Plan of the Battle of Malplaquet
SKU: 7248Title:
Plan of the Battle of Malplaquet
Date of publication:
1745
Printed Measurement:
38 x 47.5 cm
Publisher(s):
Colour:
modern
Mapmaker(s):
Plan of the Battle of Malplaquet gained by the Allies Sep. 11 1709
Copper engraving, 38 x 47.5 cm, engraved by James Basire, recent hand-colour, blank verso.
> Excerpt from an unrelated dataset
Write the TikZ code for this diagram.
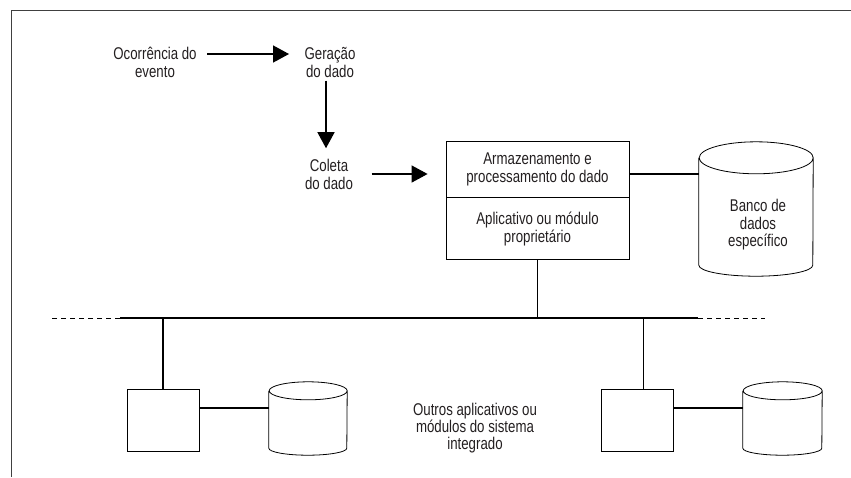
\documentclass[tikz,border=0pt]{standalone}
\usepackage{fontspec}
\setmainfont{Liberation Sans}[FakeStretch=0.78]
\usetikzlibrary{arrows.meta,positioning}
\definecolor{ink}{HTML}{231F20}

\begin{document}
\begin{tikzpicture}[x=1pt, y=-1pt,
    txt/.style={align=center, text=ink, font=\fontsize{17}{18}\selectfont},
    arr/.style={line width=1.3pt, -{Triangle[length=16pt, width=17pt]}},
    blk/.style={draw, line width=0.8pt, inner sep=0pt},
    cyl/.style={line width=0.8pt}]
    \useasboundingbox (0, 0) rectangle (851, 477);
    % frame
    \draw[line width=0.9pt, black!75] (851, 10) -- (11, 10) -- (11, 477);
    % flow of the data
    \node[txt] (ev) at (155, 62) {Ocorrência do\\evento};
    \node[txt] (gen) at (330, 62) {Geração\\do dado};
    \node[txt] (col) at (329, 174) {Coleta\\do dado};
    \node[blk, txt, minimum width=183pt, minimum height=56pt] (store) at (537.5, 169) {Armazenamento e\\processamento do dado};
    \node[blk, txt, minimum width=183pt, minimum height=62pt, below=0pt of store] (app) {Aplicativo ou módulo\\proprietário};
    \draw[arr] ([yshift=8pt, xshift=7pt]ev.east) -- ([yshift=8pt, xshift=-12pt]gen.west);
    \draw[arr, shorten >=7pt] ([xshift=-4pt]gen.south) -- ([xshift=-3pt]col.north);
    \draw[arr] ([xshift=15pt]col.east) -- ([xshift=-18pt]col.east -| store.west);
    % specific database
    \node[minimum width=114pt, minimum height=134pt, inner sep=0pt] (db1) at (756, 209) {};
    \draw[cyl] ([yshift=-16pt]db1.north west) -- ([yshift=11pt]db1.south west)
        arc[start angle=180, end angle=360, x radius=57pt, y radius=11pt]
        -- ([yshift=-16pt]db1.north east)
        arc[start angle=0, end angle=360, x radius=57pt, y radius=16pt];
    \node[txt, font=\fontsize{17}{17.5}\selectfont] (db1txt) at (758, 225) {Banco de\\dados\\específico};
    \draw[line width=1.3pt] ([yshift=-5pt]store.east) -- ([yshift=-5pt]store.east -| db1.west);
    % bus
    \coordinate (busL) at (120, 318);
    \coordinate (busR) at (698, 318);
    \draw[line width=2.2pt] (busL) -- (busR);
    \draw[line width=1pt, dash pattern=on 5pt off 4pt] (busL) -- ++(-68, 0);
    \draw[line width=1pt, dash pattern=on 5pt off 4pt] (busR) -- ++(67, 0);
    \draw[line width=0.8pt] (app.south) -- (app.south |- busL);
    % other modules
    \node[blk, minimum width=72pt, minimum height=62pt] (app2) at (163, 420) {};
    \node[minimum width=78pt, minimum height=73pt, inner sep=0pt] (db2) at (308, 418.5) {};
    \node[blk, minimum width=72pt, minimum height=62pt] (app3) at (637, 420) {};
    \node[minimum width=79pt, minimum height=73pt, inner sep=0pt] (db3) at (782.5, 418.5) {};
    \draw[cyl] ([yshift=-9pt]db2.north west) -- ([yshift=7pt]db2.south west)
        arc[start angle=180, end angle=360, x radius=39pt, y radius=7pt]
        -- ([yshift=-9pt]db2.north east)
        arc[start angle=0, end angle=360, x radius=39pt, y radius=9pt];
    \draw[cyl] ([yshift=-9pt]db3.north west) -- ([yshift=7pt]db3.south west)
        arc[start angle=180, end angle=360, x radius=39.5pt, y radius=7pt]
        -- ([yshift=-9pt]db3.north east)
        arc[start angle=0, end angle=360, x radius=39.5pt, y radius=9pt];
    \draw[line width=2pt] (app2.north |- busL) -- (app2.north);
    \draw[line width=0.8pt] ([xshift=6pt]app3.north |- busL) -- ([xshift=6pt]app3.north);
    \draw[line width=1.6pt] ([yshift=12pt]app2.east) -- ([yshift=12pt]app2.east -| db2.west);
    \draw[line width=1.6pt] ([yshift=12pt]app3.east) -- ([yshift=12pt]app3.east -| db3.west);
    \node[txt, font=\fontsize{17}{17}\selectfont] (other) at (475, 428) {Outros aplicativos ou\\módulos do sistema\\integrado};
\end{tikzpicture}
\end{document}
Plan of Marlborough’s bloodiest victory, often regarded as pyrrhic even by contemporaries; the scale of Allied casualties rendered them incapable of exploiting any advantage they had gained, and the French army retired in good order and remained a potent threat. It was published in Nicholas Tindal's continuation of Rapin de Thoyras's History of England; many of the maps illustrating the work depict military actions fought by the British during the campaigns of the War of the Spanish Succession, mostly in Spain and the Low Countries. The Allies in the context of this conflict were Spanish supporters of the Habsburg Archduke Charles of Austria, with the backing of Austrian, British, Dutch, Prussian and Portugese troops, and they faced a Franco-Spanish Bourbon army. At stake was the European balance of power, which would shift dramatically if the Bourbon Philip V was allowed to unify Spain and France. A compromise peace was achieved in 1714: Philip V remained King of Spain but was excluded from the French line of succession, precluding a union between the two kingdoms.